___ Entries provided

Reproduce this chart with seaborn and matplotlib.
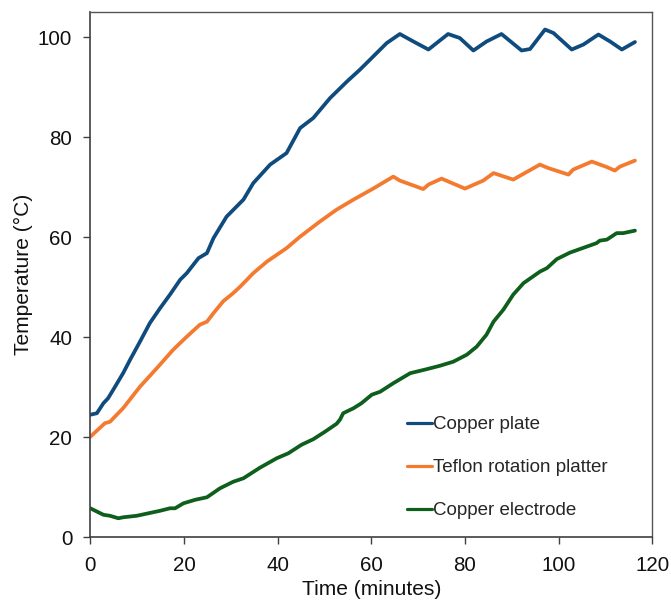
import numpy as np
import pandas as pd
import matplotlib
matplotlib.use("Agg")
import matplotlib.pyplot as plt
import seaborn as sns

# ---- data ----
time_plate = [0, 1.4, 2.8, 3.8, 4.9, 7.0, 8.5, 10.6, 12.7, 14.9, 17.0, 19.2, 20.6, 23.1, 24.9,
              26.3, 29.1, 32.7, 34.8, 38.4, 41.9, 44.8, 47.6, 51.2, 54.8, 57.6, 60.4, 63.3,
              66.1, 69.0, 72.2, 76.4, 78.9, 81.8, 84.6, 87.8, 92.1, 93.9, 97.1, 98.9, 102.8,
              105.3, 108.5, 111.0, 113.5, 116.3]
temp_plate = [24.5, 24.8, 26.8, 27.8, 29.5, 32.8, 35.5, 39.1, 42.8, 45.8, 48.5, 51.5, 52.8, 55.8,
              56.8, 59.8, 64.1, 67.5, 70.8, 74.5, 76.8, 81.8, 83.8, 87.8, 91.1, 93.5, 96.1, 98.8,
              100.6, 99.1, 97.5, 100.6, 99.8, 97.3, 99.1, 100.6, 97.3, 97.6, 101.5, 100.8, 97.5,
              98.5, 100.5, 99.1, 97.5, 99.0]

time_teflon = [0, 3.1, 4.2, 7.0, 10.6, 14.2, 17.7, 20.6, 23.4, 24.9, 26.3, 28.4, 30.5, 32.0,
               34.8, 37.7, 41.9, 44.8, 49.0, 52.6, 56.2, 60.4, 64.7, 66.1, 71.1, 72.2, 75.0,
               80.0, 83.9, 86.1, 90.3, 96.0, 97.8, 102.1, 103.1, 107.1, 110.3, 112.0, 113.1, 116.3]
temp_teflon = [20.1, 22.8, 23.1, 25.8, 30.1, 33.8, 37.5, 40.1, 42.5, 43.1, 44.8, 47.2, 48.8, 50.1,
               52.8, 55.1, 57.8, 60.1, 63.1, 65.5, 67.5, 69.7, 72.1, 71.3, 69.6, 70.5, 71.7,
               69.7, 71.3, 72.8, 71.5, 74.5, 73.8, 72.5, 73.5, 75.1, 74.0, 73.3, 74.1, 75.3]

time_electrode = [0, 2.8, 4.2, 6.0, 7.0, 9.9, 14.9, 17.0, 18.1, 19.9, 22.4, 24.9, 27.7, 30.5,
                  32.7, 36.2, 39.8, 42.3, 45.1, 47.6, 50.1, 52.6, 53.3, 54.0, 56.2, 57.9, 60.1,
                  61.9, 64.7, 68.3, 71.8, 74.7, 77.5, 80.4, 82.5, 84.6, 86.1, 88.2, 90.3, 92.5,
                  96.0, 97.5, 99.6, 102.4, 106.0, 108.1, 108.8, 110.3, 112.4, 113.8, 116.3]
temp_electrode = [5.8, 4.5, 4.3, 3.8, 4.0, 4.3, 5.3, 5.8, 5.8, 6.8, 7.5, 8.0, 9.8, 11.1,
                  11.8, 13.9, 15.8, 16.8, 18.5, 19.6, 21.1, 22.7, 23.5, 24.8, 25.8, 26.8, 28.5,
                  29.1, 30.8, 32.8, 33.6, 34.3, 35.1, 36.5, 38.1, 40.5, 43.1, 45.5, 48.5, 50.8,
                  53.1, 53.8, 55.6, 56.9, 58.1, 58.8, 59.3, 59.5, 60.8, 60.8, 61.3]

series_names = ["Copper plate", "Teflon rotation platter", "Copper electrode"]
series_colors = ["#0F4C7D", "#F47A2F", "#0E5F1C"]

df = pd.concat([
    pd.DataFrame({"Time": time_plate, "Temp": temp_plate, "Series": series_names[0]}),
    pd.DataFrame({"Time": time_teflon, "Temp": temp_teflon, "Series": series_names[1]}),
    pd.DataFrame({"Time": time_electrode, "Temp": temp_electrode, "Series": series_names[2]}),
], ignore_index=True)

sns.set_theme(style="white")
plt.rcParams["font.family"] = ["Liberation Sans", "DejaVu Sans"]

fig = plt.figure(figsize=(6.71, 6.0), dpi=100)
ax = fig.add_axes([0.1346, 0.1045, 0.8375, 0.8755])

sns.lineplot(data=df, x="Time", y="Temp", hue="Series", hue_order=series_names,
             palette=dict(zip(series_names, series_colors)), estimator=None, sort=True,
             linewidth=2.7, ax=ax)

ax.set_xlim(0, 120)
ax.set_ylim(0, 105)
ax.set_xticks([0, 20, 40, 60, 80, 100, 120])
ax.set_yticks([0, 20, 40, 60, 80, 100])
ax.tick_params(axis="both", which="major", labelsize=14.8, direction="out", length=4.7,
               width=1, color="#404040", bottom=True, left=True, top=False, right=False,
               labelcolor="#111111")
ax.tick_params(axis="y", pad=8.3)
ax.tick_params(axis="x", pad=8.5)
ax.set_xlabel("Time (minutes)", fontsize=15.1, color="#111111", labelpad=4)
ax.set_ylabel("Temperature (°C)", fontsize=15.1, color="#111111", labelpad=3.5)

for side in ["left", "bottom"]:
    ax.spines[side].set_color("#404040")
    ax.spines[side].set_linewidth(1.2)
for side in ["top", "right"]:
    ax.spines[side].set_color("#555555")
    ax.spines[side].set_linewidth(1.0)

handles, labels = ax.get_legend_handles_labels()
leg = ax.legend(handles, labels, loc="center left", bbox_to_anchor=(0.563, 0.1325),
                frameon=False, fontsize=13.5, handlelength=1.33, handletextpad=0.08,
                labelspacing=1.37, borderaxespad=0, borderpad=0)
for line in leg.get_lines():
    line.set_linewidth(2.3)

fig.savefig("out.png", dpi=100)
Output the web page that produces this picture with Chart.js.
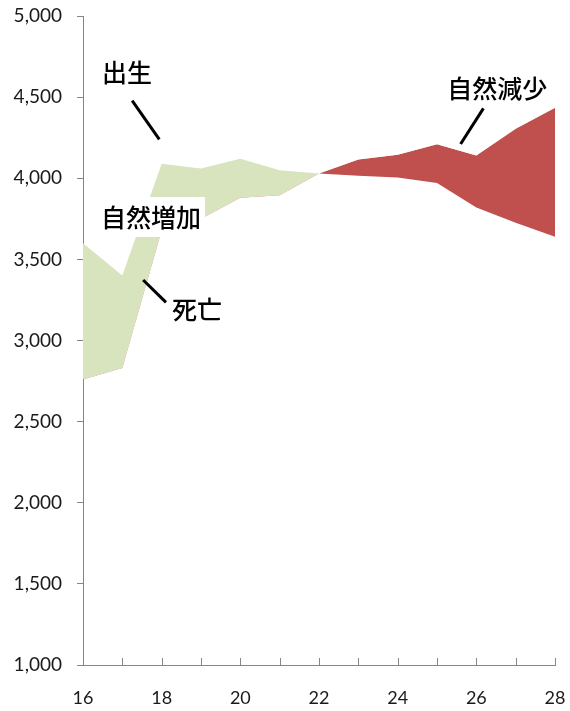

______

**Exercise details**
Would you set down the listing exactly, omitting pictures?

**Exercise result**
Reproduce this chart with seaborn and matplotlib.
import numpy as np
import pandas as pd
import matplotlib
matplotlib.use("Agg")
import matplotlib.pyplot as plt
import seaborn as sns

# ---- data ----
time_plate = [0, 1.4, 2.8, 3.8, 4.9, 7.0, 8.5, 10.6, 12.7, 14.9, 17.0, 19.2, 20.6, 23.1, 24.9,
              26.3, 29.1, 32.7, 34.8, 38.4, 41.9, 44.8, 47.6, 51.2, 54.8, 57.6, 60.4, 63.3,
              66.1, 69.0, 72.2, 76.4, 78.9, 81.8, 84.6, 87.8, 92.1, 93.9, 97.1, 98.9, 102.8,
              105.3, 108.5, 111.0, 113.5, 116.3]
temp_plate = [24.5, 24.8, 26.8, 27.8, 29.5, 32.8, 35.5, 39.1, 42.8, 45.8, 48.5, 51.5, 52.8, 55.8,
              56.8, 59.8, 64.1, 67.5, 70.8, 74.5, 76.8, 81.8, 83.8, 87.8, 91.1, 93.5, 96.1, 98.8,
              100.6, 99.1, 97.5, 100.6, 99.8, 97.3, 99.1, 100.6, 97.3, 97.6, 101.5, 100.8, 97.5,
              98.5, 100.5, 99.1, 97.5, 99.0]

time_teflon = [0, 3.1, 4.2, 7.0, 10.6, 14.2, 17.7, 20.6, 23.4, 24.9, 26.3, 28.4, 30.5, 32.0,
               34.8, 37.7, 41.9, 44.8, 49.0, 52.6, 56.2, 60.4, 64.7, 66.1, 71.1, 72.2, 75.0,
               80.0, 83.9, 86.1, 90.3, 96.0, 97.8, 102.1, 103.1, 107.1, 110.3, 112.0, 113.1, 116.3]
temp_teflon = [20.1, 22.8, 23.1, 25.8, 30.1, 33.8, 37.5, 40.1, 42.5, 43.1, 44.8, 47.2, 48.8, 50.1,
               52.8, 55.1, 57.8, 60.1, 63.1, 65.5, 67.5, 69.7, 72.1, 71.3, 69.6, 70.5, 71.7,
               69.7, 71.3, 72.8, 71.5, 74.5, 73.8, 72.5, 73.5, 75.1, 74.0, 73.3, 74.1, 75.3]

time_electrode = [0, 2.8, 4.2, 6.0, 7.0, 9.9, 14.9, 17.0, 18.1, 19.9, 22.4, 24.9, 27.7, 30.5,
                  32.7, 36.2, 39.8, 42.3, 45.1, 47.6, 50.1, 52.6, 53.3, 54.0, 56.2, 57.9, 60.1,
                  61.9, 64.7, 68.3, 71.8, 74.7, 77.5, 80.4, 82.5, 84.6, 86.1, 88.2, 90.3, 92.5,
                  96.0, 97.5, 99.6, 102.4, 106.0, 108.1, 108.8, 110.3, 112.4, 113.8, 116.3]
temp_electrode = [5.8, 4.5, 4.3, 3.8, 4.0, 4.3, 5.3, 5.8, 5.8, 6.8, 7.5, 8.0, 9.8, 11.1,
                  11.8, 13.9, 15.8, 16.8, 18.5, 19.6, 21.1, 22.7, 23.5, 24.8, 25.8, 26.8, 28.5,
                  29.1, 30.8, 32.8, 33.6, 34.3, 35.1, 36.5, 38.1, 40.5, 43.1, 45.5, 48.5, 50.8,
                  53.1, 53.8, 55.6, 56.9, 58.1, 58.8, 59.3, 59.5, 60.8, 60.8, 61.3]

series_names = ["Copper plate", "Teflon rotation platter", "Copper electrode"]
series_colors = ["#0F4C7D", "#F47A2F", "#0E5F1C"]

df = pd.concat([
    pd.DataFrame({"Time": time_plate, "Temp": temp_plate, "Series": series_names[0]}),
    pd.DataFrame({"Time": time_teflon, "Temp": temp_teflon, "Series": series_names[1]}),
    pd.DataFrame({"Time": time_electrode, "Temp": temp_electrode, "Series": series_names[2]}),
], ignore_index=True)

sns.set_theme(style="white")
plt.rcParams["font.family"] = ["Liberation Sans", "DejaVu Sans"]

fig = plt.figure(figsize=(6.71, 6.0), dpi=100)
ax = fig.add_axes([0.1346, 0.1045, 0.8375, 0.8755])

sns.lineplot(data=df, x="Time", y="Temp", hue="Series", hue_order=series_names,
             palette=dict(zip(series_names, series_colors)), estimator=None, sort=True,
             linewidth=2.7, ax=ax)

ax.set_xlim(0, 120)
ax.set_ylim(0, 105)
ax.set_xticks([0, 20, 40, 60, 80, 100, 120])
ax.set_yticks([0, 20, 40, 60, 80, 100])
ax.tick_params(axis="both", which="major", labelsize=14.8, direction="out", length=4.7,
               width=1, color="#404040", bottom=True, left=True, top=False, right=False,
               labelcolor="#111111")
ax.tick_params(axis="y", pad=8.3)
ax.tick_params(axis="x", pad=8.5)
ax.set_xlabel("Time (minutes)", fontsize=15.1, color="#111111", labelpad=4)
ax.set_ylabel("Temperature (°C)", fontsize=15.1, color="#111111", labelpad=3.5)

for side in ["left", "bottom"]:
    ax.spines[side].set_color("#404040")
    ax.spines[side].set_linewidth(1.2)
for side in ["top", "right"]:
    ax.spines[side].set_color("#555555")
    ax.spines[side].set_linewidth(1.0)

handles, labels = ax.get_legend_handles_labels()
leg = ax.legend(handles, labels, loc="center left", bbox_to_anchor=(0.563, 0.1325),
                frameon=False, fontsize=13.5, handlelength=1.33, handletextpad=0.08,
                labelspacing=1.37, borderaxespad=0, borderpad=0)
for line in leg.get_lines():
    line.set_linewidth(2.3)

fig.savefig("out.png", dpi=100)
Output the web page that produces this picture with Chart.js.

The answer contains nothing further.